_PROBLEM DETAILS_
Using the listing below, select the lines with the word "image" and copy them.

_PROVIDED DATA_
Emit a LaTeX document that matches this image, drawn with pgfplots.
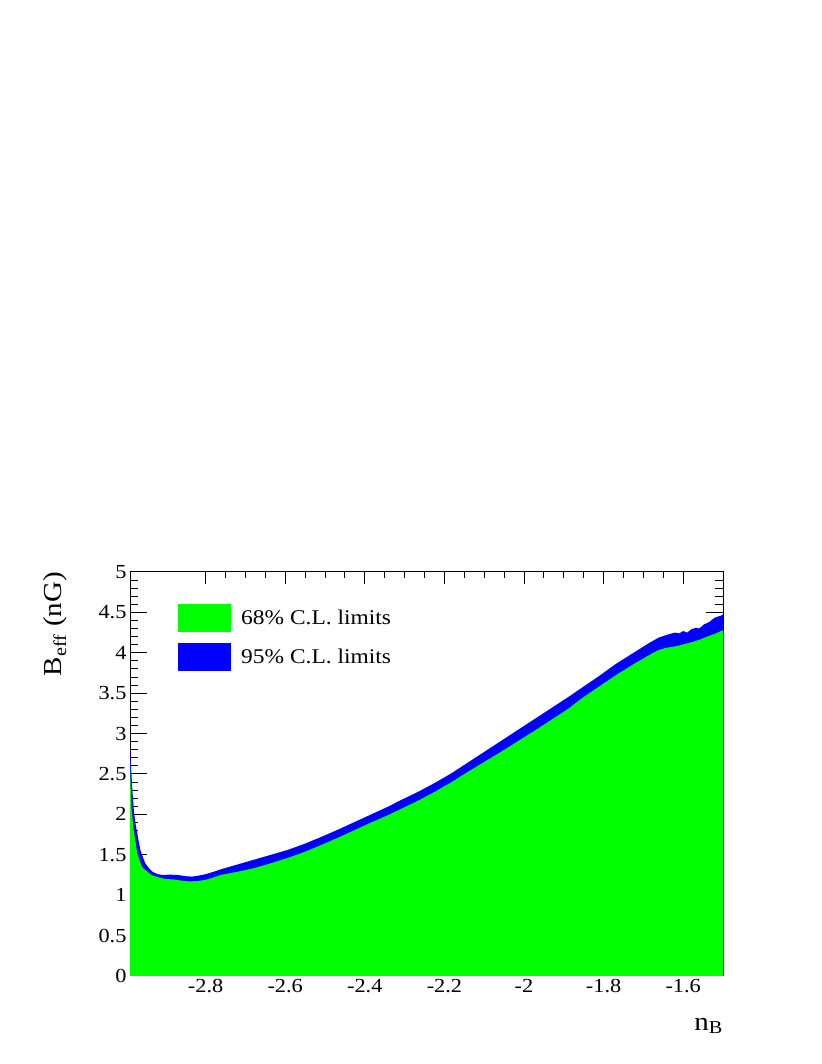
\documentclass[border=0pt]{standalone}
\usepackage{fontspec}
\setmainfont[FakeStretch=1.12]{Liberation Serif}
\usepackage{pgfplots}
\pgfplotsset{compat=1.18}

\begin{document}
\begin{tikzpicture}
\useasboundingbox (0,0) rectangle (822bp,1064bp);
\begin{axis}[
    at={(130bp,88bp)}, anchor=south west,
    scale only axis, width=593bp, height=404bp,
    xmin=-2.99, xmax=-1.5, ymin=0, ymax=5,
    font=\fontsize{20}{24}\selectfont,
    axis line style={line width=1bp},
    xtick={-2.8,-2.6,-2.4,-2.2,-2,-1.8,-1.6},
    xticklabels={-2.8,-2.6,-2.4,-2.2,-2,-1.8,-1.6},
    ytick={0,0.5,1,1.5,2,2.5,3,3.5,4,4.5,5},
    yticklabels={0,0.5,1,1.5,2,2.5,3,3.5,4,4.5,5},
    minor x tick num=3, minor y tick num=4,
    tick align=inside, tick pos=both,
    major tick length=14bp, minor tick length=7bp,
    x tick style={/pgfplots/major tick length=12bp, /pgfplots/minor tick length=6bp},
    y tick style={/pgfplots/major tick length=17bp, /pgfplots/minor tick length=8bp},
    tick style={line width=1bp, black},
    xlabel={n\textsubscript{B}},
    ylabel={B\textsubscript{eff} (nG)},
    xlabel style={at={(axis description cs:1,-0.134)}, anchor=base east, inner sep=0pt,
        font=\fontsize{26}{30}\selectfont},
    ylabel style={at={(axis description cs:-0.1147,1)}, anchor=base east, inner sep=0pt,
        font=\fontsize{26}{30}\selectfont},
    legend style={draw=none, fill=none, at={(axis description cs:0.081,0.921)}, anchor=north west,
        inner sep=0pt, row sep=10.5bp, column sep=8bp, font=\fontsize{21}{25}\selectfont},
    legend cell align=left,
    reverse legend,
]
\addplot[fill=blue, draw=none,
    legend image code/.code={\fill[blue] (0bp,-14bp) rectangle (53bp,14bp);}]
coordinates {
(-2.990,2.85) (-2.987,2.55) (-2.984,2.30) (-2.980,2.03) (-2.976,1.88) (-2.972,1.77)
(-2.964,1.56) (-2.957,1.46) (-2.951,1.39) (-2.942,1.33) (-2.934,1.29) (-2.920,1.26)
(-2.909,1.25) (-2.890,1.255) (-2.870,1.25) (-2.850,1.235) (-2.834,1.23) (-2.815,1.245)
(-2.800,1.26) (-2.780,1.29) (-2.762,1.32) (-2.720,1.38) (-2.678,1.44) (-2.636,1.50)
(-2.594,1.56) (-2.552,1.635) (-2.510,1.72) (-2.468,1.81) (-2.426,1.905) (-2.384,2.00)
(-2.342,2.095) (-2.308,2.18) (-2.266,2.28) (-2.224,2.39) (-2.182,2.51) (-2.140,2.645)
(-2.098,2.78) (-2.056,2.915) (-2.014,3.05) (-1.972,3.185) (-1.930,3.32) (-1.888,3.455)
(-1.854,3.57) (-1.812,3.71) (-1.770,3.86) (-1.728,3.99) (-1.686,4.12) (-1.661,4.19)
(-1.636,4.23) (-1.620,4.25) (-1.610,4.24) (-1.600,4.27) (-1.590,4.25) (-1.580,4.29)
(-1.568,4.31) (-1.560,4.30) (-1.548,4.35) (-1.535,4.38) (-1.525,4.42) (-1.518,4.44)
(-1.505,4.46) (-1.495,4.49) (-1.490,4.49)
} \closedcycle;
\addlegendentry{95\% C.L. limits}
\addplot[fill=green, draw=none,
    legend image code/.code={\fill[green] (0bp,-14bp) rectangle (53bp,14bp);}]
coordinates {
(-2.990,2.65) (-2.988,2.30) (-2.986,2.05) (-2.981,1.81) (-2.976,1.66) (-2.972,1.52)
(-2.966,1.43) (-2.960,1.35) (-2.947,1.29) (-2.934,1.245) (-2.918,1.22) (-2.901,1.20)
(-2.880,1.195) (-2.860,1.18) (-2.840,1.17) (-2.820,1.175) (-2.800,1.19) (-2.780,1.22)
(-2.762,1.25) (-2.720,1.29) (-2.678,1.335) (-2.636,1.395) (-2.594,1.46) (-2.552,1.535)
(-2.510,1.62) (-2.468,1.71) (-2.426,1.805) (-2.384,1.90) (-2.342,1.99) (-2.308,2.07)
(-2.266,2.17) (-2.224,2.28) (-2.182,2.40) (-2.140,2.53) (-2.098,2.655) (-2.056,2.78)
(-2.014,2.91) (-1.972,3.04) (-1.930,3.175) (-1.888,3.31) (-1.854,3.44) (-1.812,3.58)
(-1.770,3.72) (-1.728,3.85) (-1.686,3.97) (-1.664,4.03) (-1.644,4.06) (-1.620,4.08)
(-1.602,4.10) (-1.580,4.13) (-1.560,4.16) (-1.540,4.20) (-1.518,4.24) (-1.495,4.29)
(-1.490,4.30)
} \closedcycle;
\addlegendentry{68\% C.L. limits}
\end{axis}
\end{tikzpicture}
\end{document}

_ANSWER BELOW_
Emit a LaTeX document that matches this image, drawn with pgfplots.
    legend image code/.code={\fill[blue] (0bp,-14bp) rectangle (53bp,14bp);}]
    legend image code/.code={\fill[green] (0bp,-14bp) rectangle (53bp,14bp);}]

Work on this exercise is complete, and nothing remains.